(What you need to do) Exactly repeat all the records below, omitting the images they hold.

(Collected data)
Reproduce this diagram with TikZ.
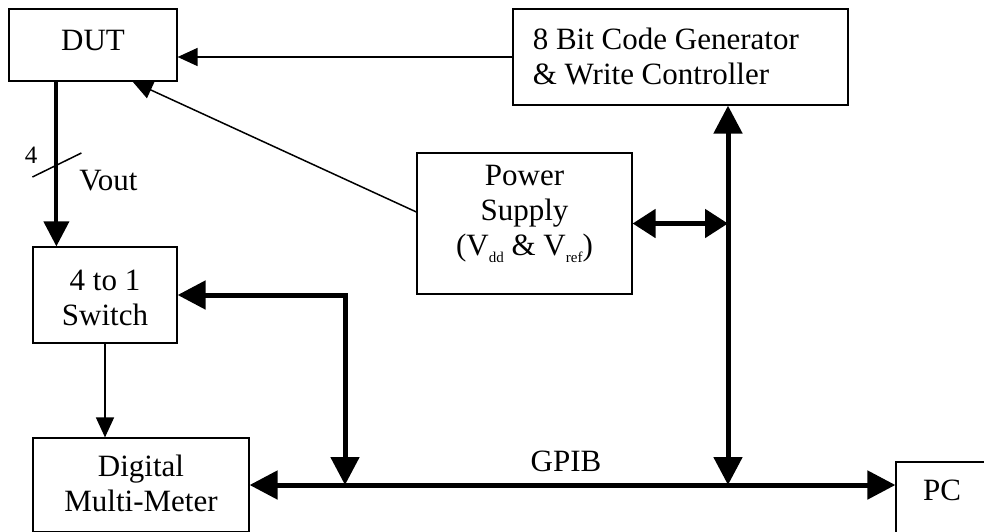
\documentclass[tikz,border=0pt]{standalone}
\usepackage{fontspec}
\setmainfont{Liberation Serif}
\usetikzlibrary{arrows.meta, positioning, fit, calc}
\newcommand{\lowsub}[1]{\raisebox{-3.5pt}{\fontsize{7.5}{8}\selectfont #1}}

\begin{document}
\begin{tikzpicture}[
    x=0.5pt, y=-0.5pt,
    every node/.style={font=\fontsize{15.5}{17.5}\selectfont},
    box/.style={draw, line width=0.6pt, inner sep=0pt},
    txt/.style={anchor=north, align=center, inner sep=0pt},
    smalltxt/.style={font=\fontsize{12.5}{14}\selectfont, inner sep=0pt},
    thinarrow/.style={-{Triangle[length=10pt, width=9pt]}, line width=0.75pt},
    voutarrow/.style={-{Triangle[length=12.5pt, width=12.5pt]}, line width=2pt},
    bus/.style={{Triangle[length=14pt, width=14pt]}-{Triangle[length=14pt, width=14pt]}, line width=2.5pt},
    link/.style={{Triangle[length=11.5pt, width=14pt]}-{Triangle[length=11.5pt, width=14pt]}, line width=2.5pt},
]
\useasboundingbox (0,0) rectangle (984,531);

% ===== Blocks =====
\node[box, fit={(9,9) (177,81)},
      label={[txt, yshift=-10.5pt]north:DUT}] (dut) {};
\node[box, fit={(513,9) (848,105)},
      label={[txt, anchor=north west, align=left, xshift=10pt, yshift=-9.5pt]north west:{8 Bit Code Generator\\\& Write Controller}}] (gen) {};
\node[box, fit={(417,153) (632,294)},
      label={[txt, yshift=-6pt]north:{Power\\Supply\\(V\lowsub{dd} \& V\lowsub{ref})}}] (psu) {};
\node[box, fit={(33,247) (177,343)},
      label={[txt, yshift=-11.5pt]north:{4 to 1\\Switch}}] (sw) {};
\node[box, fit={(33,438) (249,532)},
      label={[txt, yshift=-8.5pt]north:{Digital\\Multi-Meter}}] (dmm) {};
\node[box, fit={(896,462) (988,545)},
      label={[txt, yshift=-9pt]north:PC}] (pc) {};

% ===== Signal paths =====
\draw[thinarrow] (gen.west) -- (gen.west -| dut.east);
\draw[thinarrow] ($(psu.west)+(0,-11.5)$) -- ($(dut.south east)+(-45,0)$);

\coordinate (vtop) at ($(dut.south west)+(48,0)$);
\draw[voutarrow] (vtop) -- (vtop |- sw.north)
    node[pos=0.446, left=8.5pt, smalltxt] (nbits) {4}
    node[pos=0.6, right=10.5pt, inner sep=0pt] (voutlbl) {Vout}
    coordinate[midway] (slash);
\draw[line width=0.75pt] ($(slash)+(-24,13)$) -- ($(slash)+(25,-11)$);

\draw[thinarrow] (sw.south) -- (sw.south |- dmm.north);

% ===== GPIB bus =====
\coordinate (tapsw) at (345,485);
\coordinate (tapgen) at (728,485);
\draw[bus] (dmm.east) -- (dmm.east -| pc.west)
    node[pos=0.49, above=5.5pt, inner sep=0pt] (gpib) {GPIB};
\draw[bus] (sw.east) -| (tapsw);
\draw[bus] (gen.south -| tapgen) -- (tapgen);
\draw[link] (psu.east) -- (psu.east -| tapgen);

\end{tikzpicture}
\end{document}
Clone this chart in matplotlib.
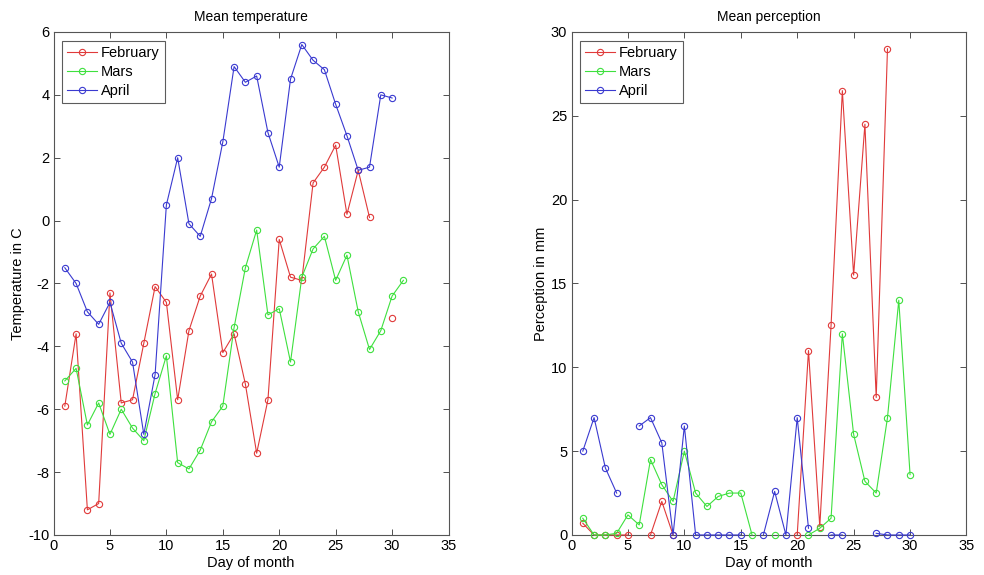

(Problem solution)
Reproduce this diagram with TikZ.
\documentclass[tikz,border=0pt]{standalone}
\usepackage{fontspec}
\setmainfont{Liberation Serif}
\usetikzlibrary{arrows.meta, positioning, fit, calc}
\newcommand{\lowsub}[1]{\raisebox{-3.5pt}{\fontsize{7.5}{8}\selectfont #1}}

\begin{document}
\begin{tikzpicture}[
    x=0.5pt, y=-0.5pt,
    every node/.style={font=\fontsize{15.5}{17.5}\selectfont},
    box/.style={draw, line width=0.6pt, inner sep=0pt},
    txt/.style={anchor=north, align=center, inner sep=0pt},
    smalltxt/.style={font=\fontsize{12.5}{14}\selectfont, inner sep=0pt},
    thinarrow/.style={-{Triangle[length=10pt, width=9pt]}, line width=0.75pt},
    voutarrow/.style={-{Triangle[length=12.5pt, width=12.5pt]}, line width=2pt},
    bus/.style={{Triangle[length=14pt, width=14pt]}-{Triangle[length=14pt, width=14pt]}, line width=2.5pt},
    link/.style={{Triangle[length=11.5pt, width=14pt]}-{Triangle[length=11.5pt, width=14pt]}, line width=2.5pt},
]
\useasboundingbox (0,0) rectangle (984,531);

% ===== Blocks =====
\node[box, fit={(9,9) (177,81)},
      label={[txt, yshift=-10.5pt]north:DUT}] (dut) {};
\node[box, fit={(513,9) (848,105)},
      label={[txt, anchor=north west, align=left, xshift=10pt, yshift=-9.5pt]north west:{8 Bit Code Generator\\\& Write Controller}}] (gen) {};
\node[box, fit={(417,153) (632,294)},
      label={[txt, yshift=-6pt]north:{Power\\Supply\\(V\lowsub{dd} \& V\lowsub{ref})}}] (psu) {};
\node[box, fit={(33,247) (177,343)},
      label={[txt, yshift=-11.5pt]north:{4 to 1\\Switch}}] (sw) {};
\node[box, fit={(33,438) (249,532)},
      label={[txt, yshift=-8.5pt]north:{Digital\\Multi-Meter}}] (dmm) {};
\node[box, fit={(896,462) (988,545)},
      label={[txt, yshift=-9pt]north:PC}] (pc) {};

% ===== Signal paths =====
\draw[thinarrow] (gen.west) -- (gen.west -| dut.east);
\draw[thinarrow] ($(psu.west)+(0,-11.5)$) -- ($(dut.south east)+(-45,0)$);

\coordinate (vtop) at ($(dut.south west)+(48,0)$);
\draw[voutarrow] (vtop) -- (vtop |- sw.north)
    node[pos=0.446, left=8.5pt, smalltxt] (nbits) {4}
    node[pos=0.6, right=10.5pt, inner sep=0pt] (voutlbl) {Vout}
    coordinate[midway] (slash);
\draw[line width=0.75pt] ($(slash)+(-24,13)$) -- ($(slash)+(25,-11)$);

\draw[thinarrow] (sw.south) -- (sw.south |- dmm.north);

% ===== GPIB bus =====
\coordinate (tapsw) at (345,485);
\coordinate (tapgen) at (728,485);
\draw[bus] (dmm.east) -- (dmm.east -| pc.west)
    node[pos=0.49, above=5.5pt, inner sep=0pt] (gpib) {GPIB};
\draw[bus] (sw.east) -| (tapsw);
\draw[bus] (gen.south -| tapgen) -- (tapgen);
\draw[link] (psu.east) -- (psu.east -| tapgen);

\end{tikzpicture}
\end{document}
Clone this chart in matplotlib.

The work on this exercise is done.